Material provided:
══════════
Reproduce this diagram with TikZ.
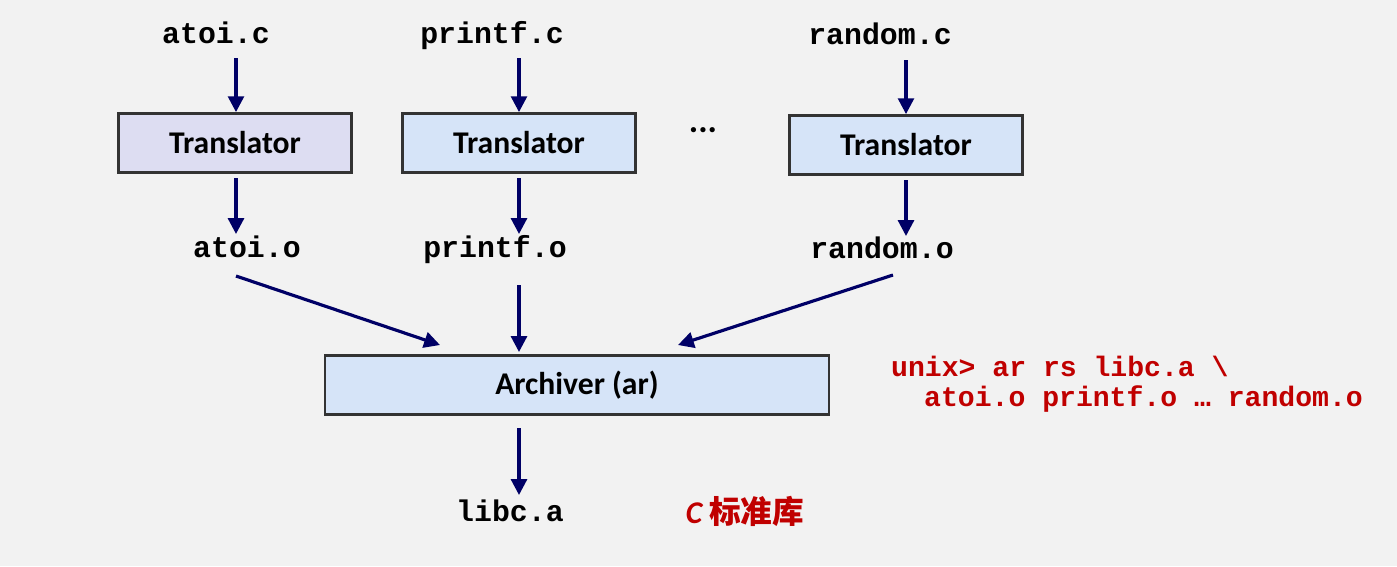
\documentclass[tikz,border=0pt]{standalone}
\usepackage{fontspec}
\setmainfont{Carlito}
\setmonofont{Liberation Mono}
\newfontfamily\cjk{Noto Sans CJK SC}
\usetikzlibrary{arrows.meta}
\definecolor{navy}{HTML}{000066}
\definecolor{bggray}{HTML}{F2F2F2}
\definecolor{lavbox}{HTML}{DDDDF2}
\definecolor{bluebox}{HTML}{D6E4F8}
\definecolor{cmdred}{HTML}{C00000}
\tikzset{
  file/.style={anchor=base, font=\ttfamily\bfseries\fontsize{17}{20}\selectfont},
  tool/.style={draw=black!80, line width=1.6pt, fill=bluebox, minimum height=1.18cm,
    font=\bfseries\fontsize{18}{21}\selectfont},
  flow/.style={-{Triangle[length=9pt,width=9pt]}, navy, line width=1.8pt},
  cmd/.style={cmdred, anchor=base west, font=\ttfamily\bfseries\fontsize{16}{20}\selectfont}
}
\begin{document}
\begin{tikzpicture}[x=0.02cm, y=-0.02cm]
\fill[bggray] (0,0) rectangle (1397,566);
\useasboundingbox (0,0) rectangle (1397,566);

% Source files
\node[file] (ac) at (216,43) {atoi.c};
\node[file] (pc) at (492,43) {printf.c};
\node[file] (rc) at (880,44) {random.c};

% Translators
\node[tool, fill=lavbox, minimum width=4.66cm] (t1) at (235,143) {Translator};
\node[tool, minimum width=4.66cm] (t2) at (519,143) {Translator};
\node[tool, minimum width=4.66cm] (t3) at (906,145) {Translator};
\node[font=\bfseries\fontsize{20}{22}\selectfont] (dots) at (703,130) {...};

% Object files
\node[file] (ao) at (247,257) {atoi.o};
\node[file] (po) at (495,257) {printf.o};
\node[file] (ro) at (882,258) {random.o};

% Archiver and library
\node[tool, minimum width=10.08cm] (ar) at (577,385) {Archiver (ar)};
\node[file] (lib) at (510,521) {libc.a};
\node[cmdred, font=\bfseries\itshape\fontsize{18}{21}\selectfont] (std) at (745,511) {C \cjk\bfseries 标准库};

% Command
\node[cmd] (cmd1) at (885,376) {unix> ar rs libc.a \textbackslash};
\node[cmd] (cmd2) at (918,406) {atoi.o printf.o … random.o};

% Edges
\coordinate (a1) at (236,58); \coordinate (a2) at (519,58); \coordinate (a3) at (906,60);
\coordinate (b1) at (236,178); \coordinate (b2) at (519,178); \coordinate (b3) at (906,180);
\coordinate (c1) at (236,276); \coordinate (c2) at (519,285); \coordinate (c3) at (893,275);
\coordinate (d1) at (519,428); \coordinate (d2) at (519,495);
\draw[flow] (a1) -- (a1 |- t1.north);
\draw[flow] (a2) -- (a2 |- t2.north);
\draw[flow] (a3) -- (a3 |- t3.north);
\draw[flow] (b1) -- (236,234);
\draw[flow] (b2) -- (519,234);
\draw[flow] (b3) -- (906,236);
\draw[flow] (c1) -- (440,345);
\draw[flow] (c2) -- (519,352);
\draw[flow] (c3) -- (678,345);
\draw[flow] (d1) -- (d2);
\end{tikzpicture}
\end{document}
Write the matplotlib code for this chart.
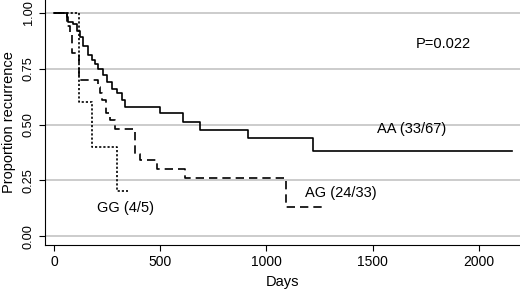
import matplotlib
matplotlib.use('Agg')
import matplotlib.pyplot as plt

plt.rcParams['font.family'] = ['Liberation Sans', 'DejaVu Sans']

# Kaplan-Meier step curves (days, proportion)
aa_days = [0, 61, 66, 89, 108, 122, 136, 160, 179, 193, 207, 231, 250, 273, 296, 320, 334, 499, 607, 687, 913, 1219, 2155]
aa_prop = [1.0, 0.98, 0.96, 0.95, 0.92, 0.89, 0.85, 0.81, 0.79, 0.77, 0.75, 0.72, 0.69, 0.66, 0.64, 0.61, 0.58, 0.55, 0.51, 0.475, 0.44, 0.38, 0.38]

ag_days = [0, 60, 75, 85, 118, 207, 215, 226, 245, 264, 287, 381, 405, 485, 616, 1092, 1275]
ag_prop = [1.0, 0.94, 0.91, 0.82, 0.70, 0.67, 0.64, 0.61, 0.55, 0.52, 0.48, 0.37, 0.34, 0.30, 0.26, 0.13, 0.13]

gg_days = [0, 118, 179, 296, 348]
gg_prop = [1.0, 0.6, 0.4, 0.2, 0.2]

yticks = [0, 0.25, 0.5, 0.75, 1.0]
ytick_labels = ['0.00', '0.25', '0.50', '0.75', '1.00']
xticks = [0, 500, 1000, 1500, 2000]

fig = plt.figure(figsize=(5.2, 2.91), dpi=100)
ax = fig.add_axes([0.0865, 0.158, 0.9135, 0.842])

for y in yticks:
    ax.axhline(y, color='#c4c4c4', lw=1.2, zorder=0)

ax.step(aa_days, aa_prop, where='post', color='black', lw=1.2)
ax.step(ag_days, ag_prop, where='post', color='black', lw=1.2, linestyle=(0, (5, 3)))
ax.step(gg_days, gg_prop, where='post', color='black', lw=1.2, linestyle=(0, (1.3, 1.2)))

ax.set_xlim(-42, 2193)
ax.set_ylim(-0.04, 1.058)
ax.set_yticks(yticks)
ax.set_yticklabels(ytick_labels, rotation=90, va='center', fontsize=9.2)
ax.set_xticks(xticks)
ax.tick_params(axis='x', labelsize=10, length=4, direction='out')
ax.tick_params(axis='y', length=4, direction='out')
ax.spines['top'].set_visible(False)
ax.spines['right'].set_visible(False)

ax.set_xlabel('Days', fontsize=10.5)
ax.set_ylabel('Proportion recurrence', fontsize=10.5, labelpad=5)

ax.text(1830, 0.86, 'P=0.022', fontsize=10.5, ha='center', va='center')
ax.text(1520, 0.48, 'AA (33/67)', fontsize=10.5, ha='left', va='center')
ax.text(1180, 0.195, 'AG (24/33)', fontsize=10.5, ha='left', va='center')
ax.text(205, 0.125, 'GG (4/5)', fontsize=10.5, ha='left', va='center')

fig.savefig('out.png', dpi=100)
══════════
Task statement:
Copy every line above word for word and exclude the pictures.

Response to the exercise:
Reproduce this diagram with TikZ.
\documentclass[tikz,border=0pt]{standalone}
\usepackage{fontspec}
\setmainfont{Carlito}
\setmonofont{Liberation Mono}
\newfontfamily\cjk{Noto Sans CJK SC}
\usetikzlibrary{arrows.meta}
\definecolor{navy}{HTML}{000066}
\definecolor{bggray}{HTML}{F2F2F2}
\definecolor{lavbox}{HTML}{DDDDF2}
\definecolor{bluebox}{HTML}{D6E4F8}
\definecolor{cmdred}{HTML}{C00000}
\tikzset{
  file/.style={anchor=base, font=\ttfamily\bfseries\fontsize{17}{20}\selectfont},
  tool/.style={draw=black!80, line width=1.6pt, fill=bluebox, minimum height=1.18cm,
    font=\bfseries\fontsize{18}{21}\selectfont},
  flow/.style={-{Triangle[length=9pt,width=9pt]}, navy, line width=1.8pt},
  cmd/.style={cmdred, anchor=base west, font=\ttfamily\bfseries\fontsize{16}{20}\selectfont}
}
\begin{document}
\begin{tikzpicture}[x=0.02cm, y=-0.02cm]
\fill[bggray] (0,0) rectangle (1397,566);
\useasboundingbox (0,0) rectangle (1397,566);

% Source files
\node[file] (ac) at (216,43) {atoi.c};
\node[file] (pc) at (492,43) {printf.c};
\node[file] (rc) at (880,44) {random.c};

% Translators
\node[tool, fill=lavbox, minimum width=4.66cm] (t1) at (235,143) {Translator};
\node[tool, minimum width=4.66cm] (t2) at (519,143) {Translator};
\node[tool, minimum width=4.66cm] (t3) at (906,145) {Translator};
\node[font=\bfseries\fontsize{20}{22}\selectfont] (dots) at (703,130) {...};

% Object files
\node[file] (ao) at (247,257) {atoi.o};
\node[file] (po) at (495,257) {printf.o};
\node[file] (ro) at (882,258) {random.o};

% Archiver and library
\node[tool, minimum width=10.08cm] (ar) at (577,385) {Archiver (ar)};
\node[file] (lib) at (510,521) {libc.a};
\node[cmdred, font=\bfseries\itshape\fontsize{18}{21}\selectfont] (std) at (745,511) {C \cjk\bfseries 标准库};

% Command
\node[cmd] (cmd1) at (885,376) {unix> ar rs libc.a \textbackslash};
\node[cmd] (cmd2) at (918,406) {atoi.o printf.o … random.o};

% Edges
\coordinate (a1) at (236,58); \coordinate (a2) at (519,58); \coordinate (a3) at (906,60);
\coordinate (b1) at (236,178); \coordinate (b2) at (519,178); \coordinate (b3) at (906,180);
\coordinate (c1) at (236,276); \coordinate (c2) at (519,285); \coordinate (c3) at (893,275);
\coordinate (d1) at (519,428); \coordinate (d2) at (519,495);
\draw[flow] (a1) -- (a1 |- t1.north);
\draw[flow] (a2) -- (a2 |- t2.north);
\draw[flow] (a3) -- (a3 |- t3.north);
\draw[flow] (b1) -- (236,234);
\draw[flow] (b2) -- (519,234);
\draw[flow] (b3) -- (906,236);
\draw[flow] (c1) -- (440,345);
\draw[flow] (c2) -- (519,352);
\draw[flow] (c3) -- (678,345);
\draw[flow] (d1) -- (d2);
\end{tikzpicture}
\end{document}
Write the matplotlib code for this chart.
import matplotlib
matplotlib.use('Agg')
import matplotlib.pyplot as plt

plt.rcParams['font.family'] = ['Liberation Sans', 'DejaVu Sans']

# Kaplan-Meier step curves (days, proportion)
aa_days = [0, 61, 66, 89, 108, 122, 136, 160, 179, 193, 207, 231, 250, 273, 296, 320, 334, 499, 607, 687, 913, 1219, 2155]
aa_prop = [1.0, 0.98, 0.96, 0.95, 0.92, 0.89, 0.85, 0.81, 0.79, 0.77, 0.75, 0.72, 0.69, 0.66, 0.64, 0.61, 0.58, 0.55, 0.51, 0.475, 0.44, 0.38, 0.38]

ag_days = [0, 60, 75, 85, 118, 207, 215, 226, 245, 264, 287, 381, 405, 485, 616, 1092, 1275]
ag_prop = [1.0, 0.94, 0.91, 0.82, 0.70, 0.67, 0.64, 0.61, 0.55, 0.52, 0.48, 0.37, 0.34, 0.30, 0.26, 0.13, 0.13]

gg_days = [0, 118, 179, 296, 348]
gg_prop = [1.0, 0.6, 0.4, 0.2, 0.2]

yticks = [0, 0.25, 0.5, 0.75, 1.0]
ytick_labels = ['0.00', '0.25', '0.50', '0.75', '1.00']
xticks = [0, 500, 1000, 1500, 2000]

fig = plt.figure(figsize=(5.2, 2.91), dpi=100)
ax = fig.add_axes([0.0865, 0.158, 0.9135, 0.842])

for y in yticks:
    ax.axhline(y, color='#c4c4c4', lw=1.2, zorder=0)

ax.step(aa_days, aa_prop, where='post', color='black', lw=1.2)
ax.step(ag_days, ag_prop, where='post', color='black', lw=1.2, linestyle=(0, (5, 3)))
ax.step(gg_days, gg_prop, where='post', color='black', lw=1.2, linestyle=(0, (1.3, 1.2)))

ax.set_xlim(-42, 2193)
ax.set_ylim(-0.04, 1.058)
ax.set_yticks(yticks)
ax.set_yticklabels(ytick_labels, rotation=90, va='center', fontsize=9.2)
ax.set_xticks(xticks)
ax.tick_params(axis='x', labelsize=10, length=4, direction='out')
ax.tick_params(axis='y', length=4, direction='out')
ax.spines['top'].set_visible(False)
ax.spines['right'].set_visible(False)

ax.set_xlabel('Days', fontsize=10.5)
ax.set_ylabel('Proportion recurrence', fontsize=10.5, labelpad=5)

ax.text(1830, 0.86, 'P=0.022', fontsize=10.5, ha='center', va='center')
ax.text(1520, 0.48, 'AA (33/67)', fontsize=10.5, ha='left', va='center')
ax.text(1180, 0.195, 'AG (24/33)', fontsize=10.5, ha='left', va='center')
ax.text(205, 0.125, 'GG (4/5)', fontsize=10.5, ha='left', va='center')

fig.savefig('out.png', dpi=100)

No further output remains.